[Start of Data shown]

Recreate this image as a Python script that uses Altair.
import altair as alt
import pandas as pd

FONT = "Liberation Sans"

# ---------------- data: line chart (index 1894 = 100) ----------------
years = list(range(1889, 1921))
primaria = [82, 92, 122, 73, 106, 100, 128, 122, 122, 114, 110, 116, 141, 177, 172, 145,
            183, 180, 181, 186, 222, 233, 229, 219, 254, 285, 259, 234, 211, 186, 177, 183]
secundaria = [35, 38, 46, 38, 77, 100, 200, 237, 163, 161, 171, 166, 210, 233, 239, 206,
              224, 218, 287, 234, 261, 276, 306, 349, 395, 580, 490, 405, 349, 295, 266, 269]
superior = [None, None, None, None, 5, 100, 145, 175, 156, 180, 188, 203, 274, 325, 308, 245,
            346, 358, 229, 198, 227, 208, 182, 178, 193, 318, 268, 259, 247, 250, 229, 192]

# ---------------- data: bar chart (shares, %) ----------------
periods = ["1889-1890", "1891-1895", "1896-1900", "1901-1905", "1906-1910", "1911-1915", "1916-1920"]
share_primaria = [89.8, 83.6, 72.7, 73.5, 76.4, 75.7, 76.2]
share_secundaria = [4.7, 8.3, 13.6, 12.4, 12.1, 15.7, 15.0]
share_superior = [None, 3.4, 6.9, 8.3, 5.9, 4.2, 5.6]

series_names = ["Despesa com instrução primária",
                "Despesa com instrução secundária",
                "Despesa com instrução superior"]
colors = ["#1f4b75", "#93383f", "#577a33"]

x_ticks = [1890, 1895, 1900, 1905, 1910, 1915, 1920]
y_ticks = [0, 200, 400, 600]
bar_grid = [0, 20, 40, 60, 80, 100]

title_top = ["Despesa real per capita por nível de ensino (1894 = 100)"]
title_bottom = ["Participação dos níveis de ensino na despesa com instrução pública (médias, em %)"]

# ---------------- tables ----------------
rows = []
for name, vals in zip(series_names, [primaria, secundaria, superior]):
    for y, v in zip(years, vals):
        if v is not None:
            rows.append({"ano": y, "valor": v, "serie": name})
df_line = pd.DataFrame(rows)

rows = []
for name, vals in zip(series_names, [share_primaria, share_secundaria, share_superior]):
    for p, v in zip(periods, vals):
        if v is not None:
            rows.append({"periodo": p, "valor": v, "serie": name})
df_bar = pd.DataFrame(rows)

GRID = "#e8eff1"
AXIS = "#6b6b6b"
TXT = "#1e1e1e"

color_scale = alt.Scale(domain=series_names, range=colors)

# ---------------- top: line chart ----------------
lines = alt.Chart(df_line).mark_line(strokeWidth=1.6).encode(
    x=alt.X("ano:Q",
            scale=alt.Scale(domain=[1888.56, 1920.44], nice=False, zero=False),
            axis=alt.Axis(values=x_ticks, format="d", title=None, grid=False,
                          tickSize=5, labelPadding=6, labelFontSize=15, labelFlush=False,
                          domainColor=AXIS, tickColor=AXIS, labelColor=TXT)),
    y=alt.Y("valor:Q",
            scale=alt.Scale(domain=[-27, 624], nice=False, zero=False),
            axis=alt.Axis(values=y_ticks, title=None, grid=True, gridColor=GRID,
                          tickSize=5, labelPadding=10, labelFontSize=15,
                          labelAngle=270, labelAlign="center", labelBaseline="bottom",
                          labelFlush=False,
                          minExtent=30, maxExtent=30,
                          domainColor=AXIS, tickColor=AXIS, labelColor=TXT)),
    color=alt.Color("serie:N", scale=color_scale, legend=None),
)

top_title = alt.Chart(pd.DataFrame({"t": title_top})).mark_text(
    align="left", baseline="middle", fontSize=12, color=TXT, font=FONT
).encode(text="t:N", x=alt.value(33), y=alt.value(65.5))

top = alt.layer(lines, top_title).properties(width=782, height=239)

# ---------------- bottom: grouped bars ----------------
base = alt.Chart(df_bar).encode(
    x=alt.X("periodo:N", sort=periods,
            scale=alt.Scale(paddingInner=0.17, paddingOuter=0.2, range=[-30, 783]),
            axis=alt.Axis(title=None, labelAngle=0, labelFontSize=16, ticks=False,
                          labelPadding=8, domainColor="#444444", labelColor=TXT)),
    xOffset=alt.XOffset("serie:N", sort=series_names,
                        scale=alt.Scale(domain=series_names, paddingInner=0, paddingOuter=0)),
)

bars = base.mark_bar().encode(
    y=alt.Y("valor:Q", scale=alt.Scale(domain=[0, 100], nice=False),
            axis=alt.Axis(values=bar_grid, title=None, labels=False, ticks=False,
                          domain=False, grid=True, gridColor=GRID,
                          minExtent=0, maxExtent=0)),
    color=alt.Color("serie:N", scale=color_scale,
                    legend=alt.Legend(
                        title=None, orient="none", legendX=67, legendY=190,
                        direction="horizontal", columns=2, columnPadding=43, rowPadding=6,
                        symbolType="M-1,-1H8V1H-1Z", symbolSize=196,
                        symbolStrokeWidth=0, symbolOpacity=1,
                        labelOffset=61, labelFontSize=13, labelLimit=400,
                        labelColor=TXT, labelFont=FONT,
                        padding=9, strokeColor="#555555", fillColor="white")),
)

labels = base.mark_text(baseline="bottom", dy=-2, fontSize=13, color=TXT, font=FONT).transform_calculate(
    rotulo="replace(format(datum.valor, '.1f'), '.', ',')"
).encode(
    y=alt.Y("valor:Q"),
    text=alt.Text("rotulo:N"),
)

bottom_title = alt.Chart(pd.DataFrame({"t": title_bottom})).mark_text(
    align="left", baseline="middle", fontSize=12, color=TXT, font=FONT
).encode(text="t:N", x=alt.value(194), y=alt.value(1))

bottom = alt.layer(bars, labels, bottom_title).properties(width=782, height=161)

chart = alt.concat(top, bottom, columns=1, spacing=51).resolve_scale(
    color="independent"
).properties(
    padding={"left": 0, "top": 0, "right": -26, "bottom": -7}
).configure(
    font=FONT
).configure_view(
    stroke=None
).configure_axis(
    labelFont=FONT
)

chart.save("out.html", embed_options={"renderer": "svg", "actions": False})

[End of Data shown]

* _Aim_: From the first line above through the line that contains "250, 229, 192]", quote each line exactly. Output nothing more.

* _Response below_:
Recreate this image as a Python script that uses Altair.
import altair as alt
import pandas as pd

FONT = "Liberation Sans"

# ---------------- data: line chart (index 1894 = 100) ----------------
years = list(range(1889, 1921))
primaria = [82, 92, 122, 73, 106, 100, 128, 122, 122, 114, 110, 116, 141, 177, 172, 145,
            183, 180, 181, 186, 222, 233, 229, 219, 254, 285, 259, 234, 211, 186, 177, 183]
secundaria = [35, 38, 46, 38, 77, 100, 200, 237, 163, 161, 171, 166, 210, 233, 239, 206,
              224, 218, 287, 234, 261, 276, 306, 349, 395, 580, 490, 405, 349, 295, 266, 269]
superior = [None, None, None, None, 5, 100, 145, 175, 156, 180, 188, 203, 274, 325, 308, 245,
            346, 358, 229, 198, 227, 208, 182, 178, 193, 318, 268, 259, 247, 250, 229, 192]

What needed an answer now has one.